With the teacher's day around the corner I felt inclined to do some introspection and tried to figure out why this profession has failed to charm the younger generation and why we face a dearth of devoted teachers even in urban areas. I am afraid I have no solution to offer and most of my questions remain unanswered.
There was a time when fathers had no time for their children and mothers being either uneducated or too busy with their household responsibilities found little or no time to check out if their wards were even able to understand what was being taught to them. Tuitions were unheard of and schools coached the weak students after class at a nominal cost. This was the practice in my college too. It was the whole and sole responsibility of the teacher to see to it that the student understood the basics of a subject.

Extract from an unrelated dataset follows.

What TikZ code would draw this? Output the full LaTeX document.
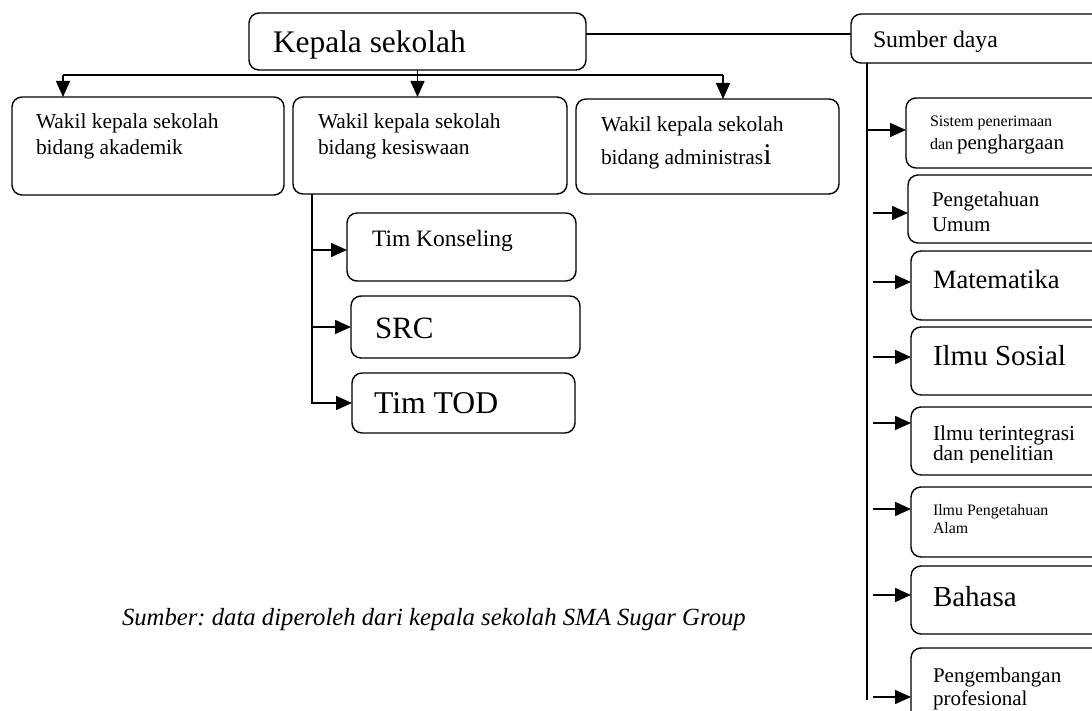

Years later I happened to overhear the conversation between two mothers and it was something like this-
"My daughter has written the same answer that she had written in her class work copy. The teacher has marked it right in her note book and wrong in the unit test. I dare not question her since she may single out my child and demoralise her."
The other one added-
"I encouraged my daughter to think for herself and write in her own words but her teacher struck off the answer and gave her a zero."
According to these ladies the only solution was to send their children for tuition to the concerned teacher.
To be frank I was shocked. I had not faced any problem with my children's teachers nor did I pore into their copies checking each answer. But that was some 20 years back. Had times really changed that much? Was there a communication gap between parents, students and teachers? With educated parents taking serious note of their children's progress were the teachers off loading their responsibilities and expecting parents to do their work? Were they really and truly haressing students who did not opt to be coached by them for a hefty fee?
As a teacher in a college I don't have the responsibilities associated with school teachers. But I wish to say a few things in their defence.
School teachers are over worked and under a lot of pressure to complete the syllabus. However, that does not entitle them to tick a wrong answer and cross a right one. The simpler solution would be to discuss the answers in class encouraging students to actively participate in the discussion. Copies could be exchanged and trust me when I say that they would be quick to point out mistakes in their friend's answer.
Very often when a student tries to answer in her own words she is unable to express herself and ends up writing the opposite of what she means to say. But awarding a zero is no solution. The class should be involved and weak students should be encouraged to express themselves. Usually the more intelligent students are encouraged to dominate the discussion leaving the weaker ones to fend for themselves. A teacher's success ought to be measured not by the results obtained by the bright ones but rather by every little step taken by the weaker ones towards their betterment.
Teachers and students are not isolated pockets of society. They are complimentary factors in need of constant interaction. They talk of teachers being over worked and underpaid. But better pay has never ensured better work. Motivation for teachers should come from elsewhere. Let us take time to think how it may be achieved. I have a few ideas and maybe I'll take it up later.